Given exercise> Leave out the pictures and retype only the lines from the opening line to the line that holds "const fmtComma = v", both ends included.

Source material>
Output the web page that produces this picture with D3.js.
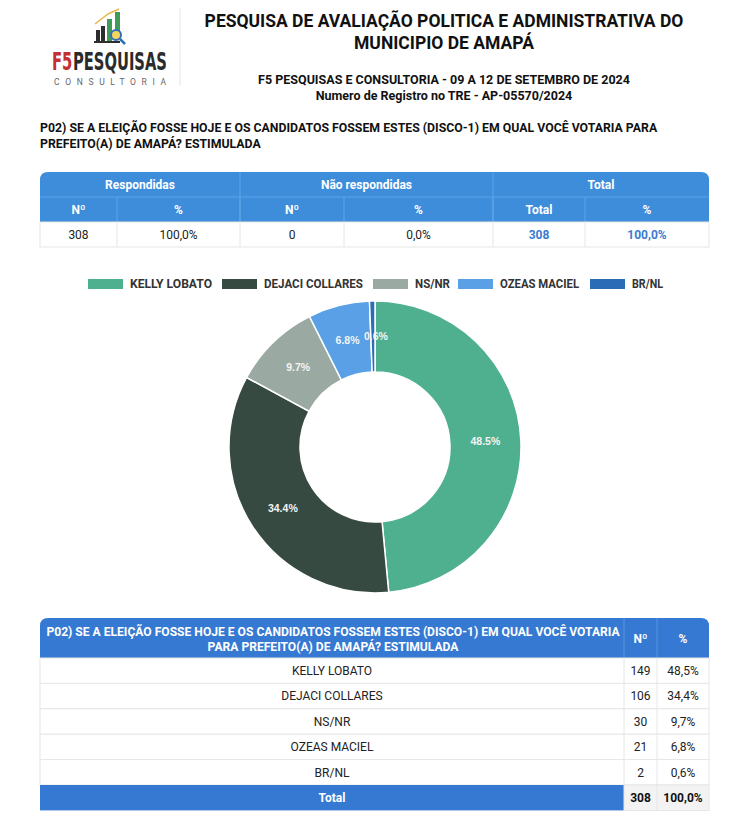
<!DOCTYPE html>
<html>
<head>
<meta charset="utf-8">
<script src="https://cdn.jsdelivr.net/npm/d3@7"></script>
<style>
  html, body { margin: 0; padding: 0; background: #fff; }
  svg { display: block; font-family: Roboto, "Liberation Sans", Arial, sans-serif; }
</style>
</head>
<body>
<svg id="chart" width="750" height="831"></svg>
<script>
// ---- data ----
const categories = ["KELLY LOBATO", "DEJACI COLLARES", "NS/NR", "OZEAS MACIEL", "BR/NL"];
const counts = [149, 106, 30, 21, 2];
const percents = [48.5, 34.4, 9.7, 6.8, 0.6];
const colors = ["#4fb08f", "#374a41", "#9aaaa2", "#5aa0e6", "#2b6cb6"];
const summaryGroups = ["Respondidas", "Não respondidas", "Total"];
const summaryHeaders = ["Nº", "%", "Nº", "%", "Total", "%"];
const summaryValues = ["308", "100,0%", "0", "0,0%", "308", "100,0%"];
const totalCount = "308";
const totalPct = "100,0%";

const svg = d3.select("#chart");
const fmt = v => v.toFixed(1) + "%";
const fmtComma = v => v.toFixed(1).replace(".", ",") + "%";

// ---- logo ----
const logo = svg.append("g");
logo.append("line").attr("x1", 180).attr("x2", 180).attr("y1", 8).attr("y2", 86)
  .attr("stroke", "#e3e3e3").attr("stroke-width", 1);
logo.append("rect").attr("x", 96).attr("y", 30).attr("width", 4).attr("height", 11).attr("fill", "#2d2d2d");
logo.append("rect").attr("x", 101).attr("y", 26).attr("width", 4).attr("height", 15).attr("fill", "#2d2d2d");
logo.append("rect").attr("x", 107).attr("y", 19).attr("width", 5).attr("height", 22).attr("fill", "#3e9b5a");
logo.append("rect").attr("x", 115).attr("y", 12).attr("width", 5).attr("height", 20).attr("fill", "#3e9b5a");
logo.append("rect").attr("x", 94).attr("y", 41).attr("width", 26).attr("height", 2).attr("fill", "#2d2d2d");
logo.append("path").attr("d", "M95,24 L108,14 L119,9").attr("fill", "none").attr("stroke", "#e9b84a").attr("stroke-width", 1.5);
logo.append("circle").attr("cx", 116).attr("cy", 35).attr("r", 5).attr("fill", "#f4d35e").attr("stroke", "#2f6fb3").attr("stroke-width", 2);
logo.append("line").attr("x1", 120).attr("y1", 39).attr("x2", 125).attr("y2", 44).attr("stroke", "#2f6fb3").attr("stroke-width", 2.5);
const logoFont = "'DejaVu Sans Condensed', 'Liberation Sans', Arial, sans-serif";
const lg = logo.append("g");
const tF5 = lg.append("text").attr("x", 0).attr("y", 0)
  .attr("font-family", logoFont).attr("font-weight", "bold").attr("font-size", 25)
  .attr("fill", "#c62f2f").text("F5");
const w1 = tF5.node().getComputedTextLength();
const tP = lg.append("text").attr("x", w1 + 1).attr("y", 0)
  .attr("font-family", logoFont).attr("font-weight", "bold").attr("font-size", 25)
  .attr("fill", "#2b2b2b").text("PESQUISAS");
const w2 = tP.node().getComputedTextLength();
lg.attr("transform", `translate(52,70) scale(${115 / (w1 + 1 + w2)},1)`);
logo.append("text").attr("x", 54).attr("y", 85).attr("font-size", 8.5).attr("fill", "#666")
  .attr("textLength", 112).attr("lengthAdjust", "spacing").text("CONSULTORIA");

// ---- titles ----
const tx = 444;
svg.append("text").attr("x", tx).attr("y", 27).attr("text-anchor", "middle")
  .attr("font-weight", "bold").attr("font-size", 17.5).attr("fill", "#111")
  .text("PESQUISA DE AVALIAÇÃO POLITICA E ADMINISTRATIVA DO");
svg.append("text").attr("x", tx).attr("y", 49).attr("text-anchor", "middle")
  .attr("font-weight", "bold").attr("font-size", 17.5).attr("fill", "#111")
  .text("MUNICIPIO DE AMAPÁ");
svg.append("text").attr("x", tx).attr("y", 84).attr("text-anchor", "middle")
  .attr("font-weight", "bold").attr("font-size", 12.5).attr("fill", "#111")
  .text("F5 PESQUISAS E CONSULTORIA - 09 A 12 DE SETEMBRO DE 2024");
svg.append("text").attr("x", tx).attr("y", 100).attr("text-anchor", "middle")
  .attr("font-weight", "bold").attr("font-size", 12.5).attr("fill", "#111")
  .text("Numero de Registro no TRE - AP-05570/2024");
svg.append("text").attr("x", 40).attr("y", 132)
  .attr("font-weight", "bold").attr("font-size", 12.3).attr("fill", "#111")
  .text("P02) SE A ELEIÇÃO FOSSE HOJE E OS CANDIDATOS FOSSEM ESTES (DISCO-1) EM QUAL VOCÊ VOTARIA PARA");
svg.append("text").attr("x", 40).attr("y", 148)
  .attr("font-weight", "bold").attr("font-size", 12.3).attr("fill", "#111")
  .text("PREFEITO(A) DE AMAPÁ? ESTIMULADA");

// ---- summary table ----
const T = svg.append("g");
const tL = 40, tR = 709, r0 = 172, r1 = 197, r2 = 222, r3 = 247;
const hdrBlue = "#3d8ddb";
const lineBlue = "#5fa3e6";
T.append("path").attr("d",
  `M${tL},${r2} L${tL},${r0 + 8} Q${tL},${r0} ${tL + 8},${r0} L${tR - 8},${r0} Q${tR},${r0} ${tR},${r0 + 8} L${tR},${r2} Z`)
  .attr("fill", hdrBlue);
const groupX = [40, 240, 493, 709];
const subX = [40, 117, 240, 344, 493, 585, 709];
T.append("line").attr("x1", tL).attr("x2", tR).attr("y1", r1).attr("y2", r1).attr("stroke", lineBlue);
groupX.slice(1, -1).forEach(x => T.append("line").attr("x1", x).attr("x2", x).attr("y1", r0).attr("y2", r2).attr("stroke", lineBlue));
subX.slice(1, -1).forEach(x => T.append("line").attr("x1", x).attr("x2", x).attr("y1", r1).attr("y2", r2).attr("stroke", lineBlue));
summaryGroups.forEach((g, i) => {
  T.append("text").attr("x", (groupX[i] + groupX[i + 1]) / 2).attr("y", r0 + 17)
    .attr("text-anchor", "middle").attr("font-weight", "bold").attr("font-size", 12).attr("fill", "#fff").text(g);
});
summaryHeaders.forEach((h, i) => {
  T.append("text").attr("x", (subX[i] + subX[i + 1]) / 2).attr("y", r1 + 17)
    .attr("text-anchor", "middle").attr("font-weight", "bold").attr("font-size", 12).attr("fill", "#fff").text(h);
});
T.append("rect").attr("x", tL).attr("y", r2).attr("width", tR - tL).attr("height", r3 - r2)
  .attr("fill", "#fff").attr("stroke", "#e6e6e6");
subX.slice(1, -1).forEach(x => T.append("line").attr("x1", x).attr("x2", x).attr("y1", r2).attr("y2", r3).attr("stroke", "#e6e6e6"));
summaryValues.forEach((v, i) => {
  const isTot = i >= 4;
  T.append("text").attr("x", (subX[i] + subX[i + 1]) / 2).attr("y", r2 + 17)
    .attr("text-anchor", "middle").attr("font-size", 12)
    .attr("font-weight", isTot ? "bold" : "normal")
    .attr("fill", isTot ? "#3a7bd0" : "#222").text(v);
});

// ---- legend ----
const legendX = [88, 222, 373, 458, 590];
const legendW = [82, 99, 35, 79, 31];
const L = svg.append("g");
categories.forEach((c, i) => {
  L.append("rect").attr("x", legendX[i]).attr("y", 279).attr("width", 35).attr("height", 10).attr("fill", colors[i]);
  L.append("text").attr("x", legendX[i] + 42).attr("y", 288).attr("font-size", 12).attr("font-weight", "bold")
    .attr("textLength", legendW[i]).attr("lengthAdjust", "spacingAndGlyphs")
    .attr("fill", "#333").text(c);
});

// ---- donut ----
const cx = 375, cy = 447, outerR = 146, innerR = 75;
const pie = d3.pie().value(d => d).sort(null);
const arc = d3.arc().innerRadius(innerR).outerRadius(outerR);
const arcs = pie(percents);
const P = svg.append("g").attr("transform", `translate(${cx},${cy})`);
P.selectAll("path.slice").data(arcs).join("path").attr("class", "slice")
  .attr("d", arc).attr("fill", (d, i) => colors[i]).attr("stroke", "#fff").attr("stroke-width", 1.5);
P.selectAll("text.lbl").data(arcs).join("text").attr("class", "lbl")
  .attr("transform", d => { const c = arc.centroid(d); return `translate(${c[0]},${c[1]})`; })
  .attr("dx", (d, i) => i === 4 ? 3 : 0)
  .attr("text-anchor", "middle").attr("dy", "0.35em")
  .attr("font-family", "'Liberation Sans', Arial, sans-serif")
  .attr("font-size", 10.5).attr("font-weight", "bold").attr("fill", "#f4f4f4")
  .text((d, i) => fmt(percents[i]));

// ---- bottom table ----
const B = svg.append("g");
const bL = 40, bR = 709, bC1 = 624, bC2 = 657;
const hTop = 618, hBot = 658, rowH = 25.4;
const blue2 = "#3579d3";
B.append("path").attr("d",
  `M${bL},${hBot} L${bL},${hTop + 8} Q${bL},${hTop} ${bL + 8},${hTop} L${bR - 8},${hTop} Q${bR},${hTop} ${bR},${hTop + 8} L${bR},${hBot} Z`)
  .attr("fill", blue2);
[bC1, bC2].forEach(x => B.append("line").attr("x1", x).attr("x2", x).attr("y1", hTop).attr("y2", hBot).attr("stroke", "#5b93de"));
B.append("text").attr("x", 333).attr("y", 636).attr("text-anchor", "middle").attr("font-weight", "bold")
  .attr("font-size", 12.1).attr("fill", "#fff").text("P02) SE A ELEIÇÃO FOSSE HOJE E OS CANDIDATOS FOSSEM ESTES (DISCO-1) EM QUAL VOCÊ VOTARIA");
B.append("text").attr("x", 333).attr("y", 651).attr("text-anchor", "middle").attr("font-weight", "bold")
  .attr("font-size", 12.1).attr("fill", "#fff").text("PARA PREFEITO(A) DE AMAPÁ? ESTIMULADA");
B.append("text").attr("x", (bC1 + bC2) / 2).attr("y", 643).attr("text-anchor", "middle").attr("font-weight", "bold")
  .attr("font-size", 12).attr("fill", "#fff").text("Nº");
B.append("text").attr("x", (bC2 + bR) / 2).attr("y", 643).attr("text-anchor", "middle").attr("font-weight", "bold")
  .attr("font-size", 12).attr("fill", "#fff").text("%");

const yRow = d3.scaleBand().domain(d3.range(categories.length + 1)).range([hBot, hBot + rowH * (categories.length + 1)]);
categories.forEach((c, i) => {
  const y = yRow(i);
  B.append("rect").attr("x", bL).attr("y", y).attr("width", bR - bL).attr("height", rowH)
    .attr("fill", "#fff").attr("stroke", "#e6e6e6");
  [bC1, bC2].forEach(x => B.append("line").attr("x1", x).attr("x2", x).attr("y1", y).attr("y2", y + rowH).attr("stroke", "#e6e6e6"));
  B.append("text").attr("x", (bL + bC1) / 2).attr("y", y + 17).attr("text-anchor", "middle")
    .attr("font-size", 12).attr("fill", "#222").text(c);
  B.append("text").attr("x", (bC1 + bC2) / 2).attr("y", y + 17).attr("text-anchor", "middle")
    .attr("font-size", 12).attr("fill", "#222").text(counts[i]);
  B.append("text").attr("x", (bC2 + bR) / 2).attr("y", y + 17).attr("text-anchor", "middle")
    .attr("font-size", 12).attr("fill", "#222").text(fmtComma(percents[i]));
});
const yt = yRow(categories.length);
B.append("rect").attr("x", bL).attr("y", yt).attr("width", bC1 - bL).attr("height", rowH).attr("fill", blue2);
B.append("rect").attr("x", bC1).attr("y", yt).attr("width", bR - bC1).attr("height", rowH).attr("fill", "#f3f3f3").attr("stroke", "#e6e6e6");
B.append("line").attr("x1", bC2).attr("x2", bC2).attr("y1", yt).attr("y2", yt + rowH).attr("stroke", "#e6e6e6");
B.append("text").attr("x", (bL + bC1) / 2).attr("y", yt + 17).attr("text-anchor", "middle").attr("font-weight", "bold")
  .attr("font-size", 12).attr("fill", "#fff").text("Total");
B.append("text").attr("x", (bC1 + bC2) / 2).attr("y", yt + 17).attr("text-anchor", "middle").attr("font-weight", "bold")
  .attr("font-size", 12).attr("fill", "#111").text(totalCount);
B.append("text").attr("x", (bC2 + bR) / 2).attr("y", yt + 17).attr("text-anchor", "middle").attr("font-weight", "bold")
  .attr("font-size", 12).attr("fill", "#111").text(totalPct);
</script>
</body>
</html>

Solution for this task>
Output the web page that produces this picture with D3.js.
<!DOCTYPE html>
<html>
<head>
<meta charset="utf-8">
<script src="https://cdn.jsdelivr.net/npm/d3@7"></script>
<style>
  html, body { margin: 0; padding: 0; background: #fff; }
  svg { display: block; font-family: Roboto, "Liberation Sans", Arial, sans-serif; }
</style>
</head>
<body>
<svg id="chart" width="750" height="831"></svg>
<script>
// ---- data ----
const categories = ["KELLY LOBATO", "DEJACI COLLARES", "NS/NR", "OZEAS MACIEL", "BR/NL"];
const counts = [149, 106, 30, 21, 2];
const percents = [48.5, 34.4, 9.7, 6.8, 0.6];
const colors = ["#4fb08f", "#374a41", "#9aaaa2", "#5aa0e6", "#2b6cb6"];
const summaryGroups = ["Respondidas", "Não respondidas", "Total"];
const summaryHeaders = ["Nº", "%", "Nº", "%", "Total", "%"];
const summaryValues = ["308", "100,0%", "0", "0,0%", "308", "100,0%"];
const totalCount = "308";
const totalPct = "100,0%";

const svg = d3.select("#chart");
const fmt = v => v.toFixed(1) + "%";
const fmtComma = v => v.toFixed(1).replace(".", ",") + "%";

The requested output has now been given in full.